Aldosterone is a hormone that is released in the setting of heart failure. It causes salt and water retention, which can lead to worsening symptoms (such as shortness of breath and leg swelling). Aldosterone antagonists block the action of aldosterone and are a well-recognized part of heart failure treatment.
Published guidelines specifically recommend aldosterone antagonists for patients with moderate-to-severe heart failure. Aldactone and Inspira are the two aldosterone antagonists (AAs) available on the market. They're not for every patient. But the present study shows that far too many patients who should be getting AAs are not.
The finding comes from a survey by Cleveland Clinic researcher Nancy M. Albert, PhD, RN, and colleagues, who followed up on 43,625 AA-eligible heart failure patients released from 241 U.S. hospitals from 2005 through 2007.
"Less than one-third of eligible patients hospitalized for heart failure ... received heart failure guideline-recommended aldosterone antagonist therapy," Albert and colleagues write in the study.
What's going on?
Old guidelines, in effect during the study period and only updated in 2009, said the treatment "should be considered" rather than saying it "is recommended."
Also, in some published studies there "may have been an overestimation of harm" because of the drug's potential to negatively affect kidney function, Albert and colleagues suggest.
Another problem is that AAs are well-known diuretics (water pills), which may have confused some doctors as to their more extensive mechanism of action in heart failure.

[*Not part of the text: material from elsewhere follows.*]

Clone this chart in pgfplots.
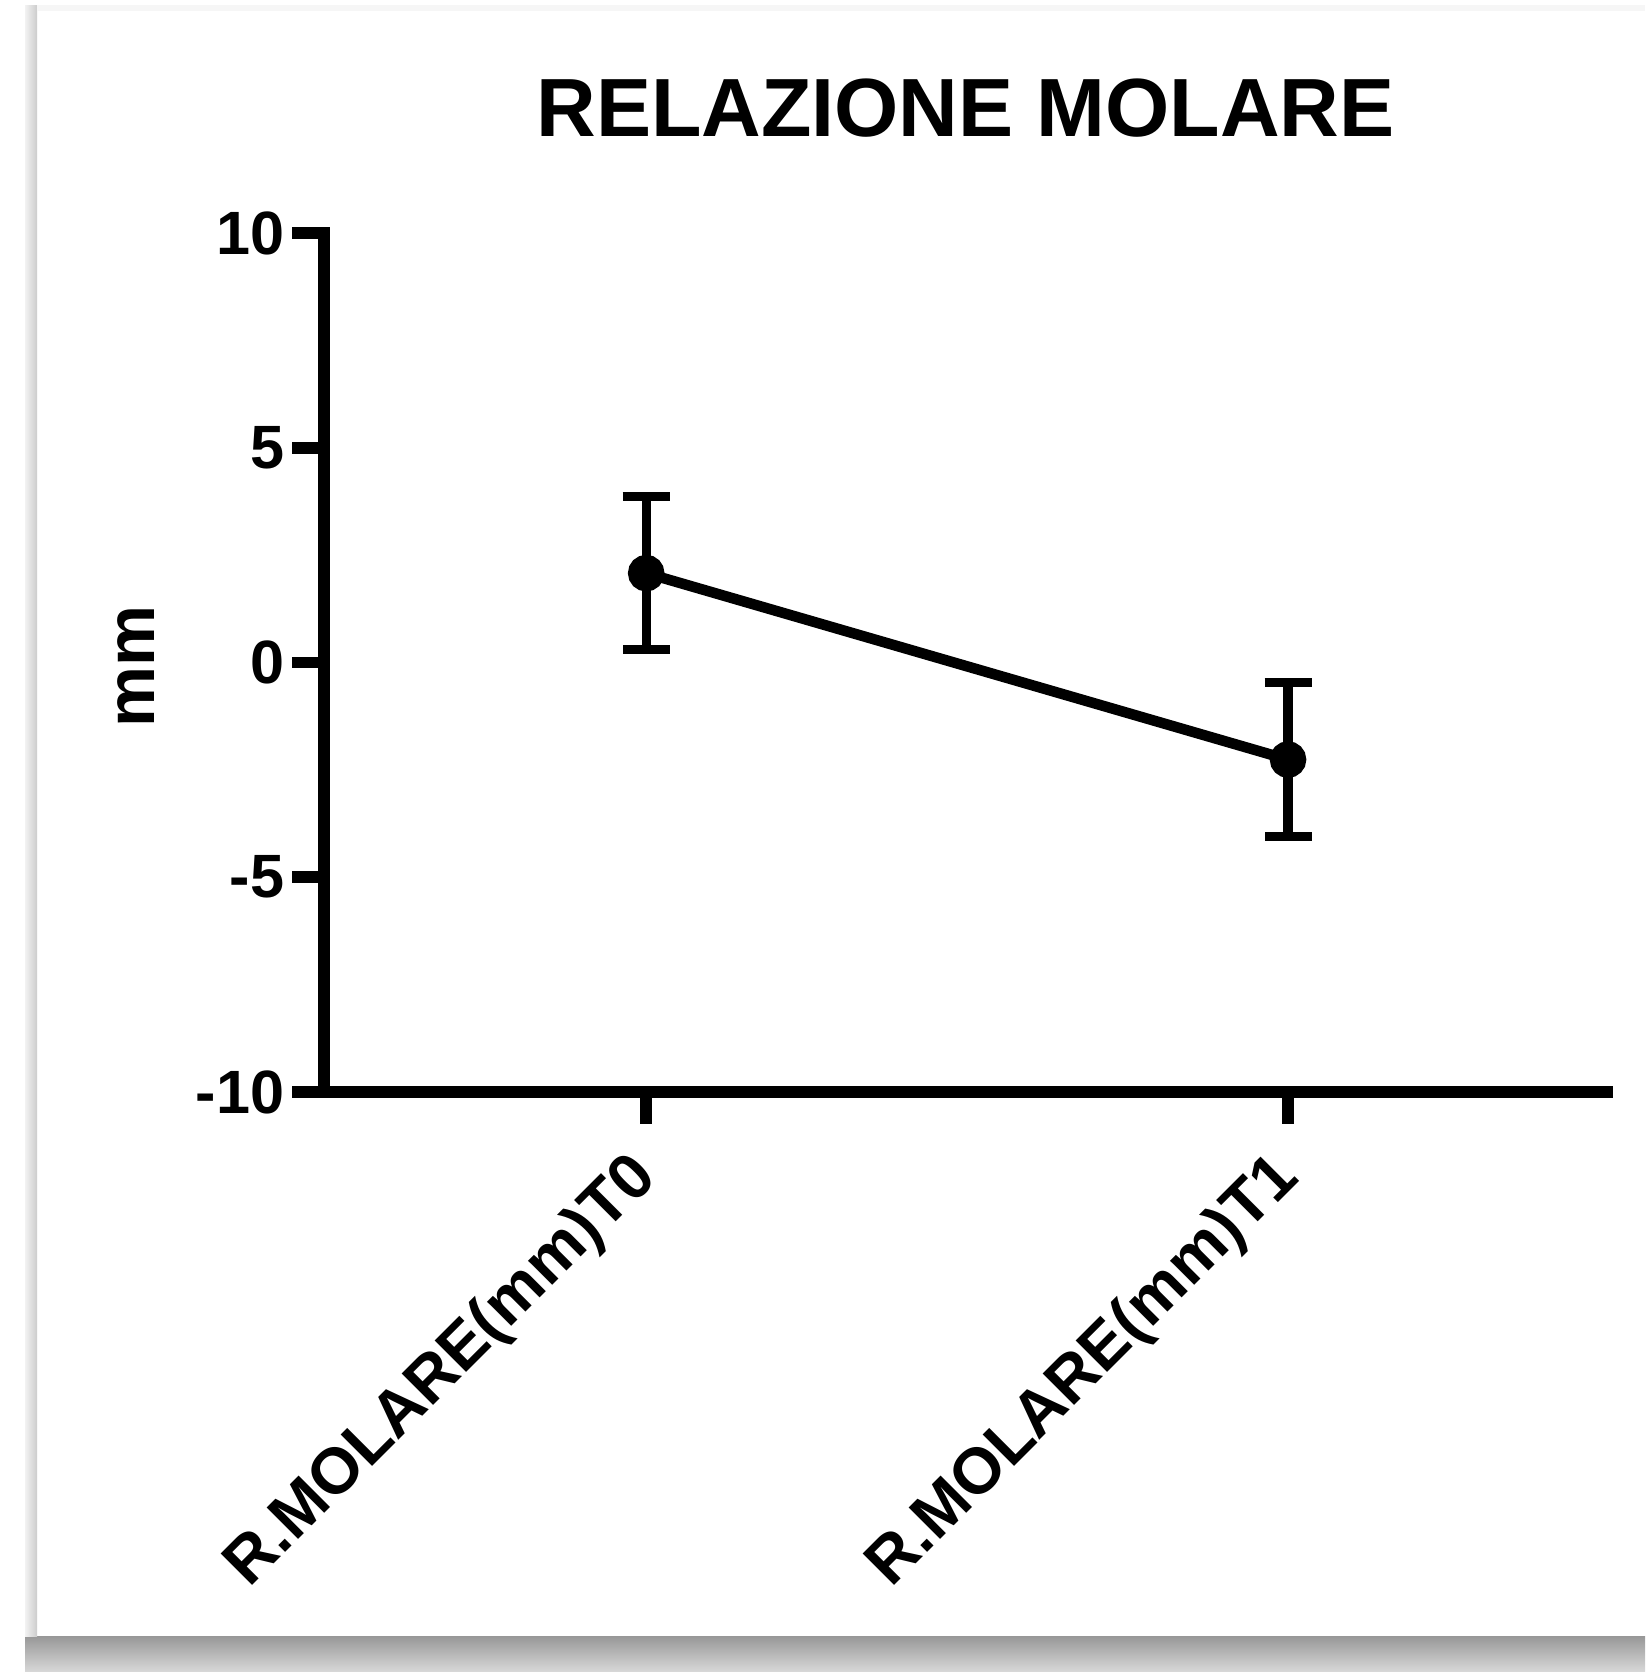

And it is possible that institution of AA therapy did not occur until patients' other medications had been optimized in the outpatient setting.
But failure to adhere to recommended treatment algorithms by physicians may be a major reason for low rates of AA therapy. A recent survey of European doctors showed the three main reasons they did not adhere to treatment guidelines were patient compliance, long and complexly written treatment guidelines, and time needed to get patients on all the recommended treatments.
"Given the substantial morbidity and mortality risk faced by patients hospitalized with heart failure and the established efficacy of aldosterone antagonist prescription in heart failure, a stronger uptake of [AA] therapy may be warranted," Albert and colleagues conclude.
The findings appear in the Oct. 21 issue of the Journal of the American Medical Association.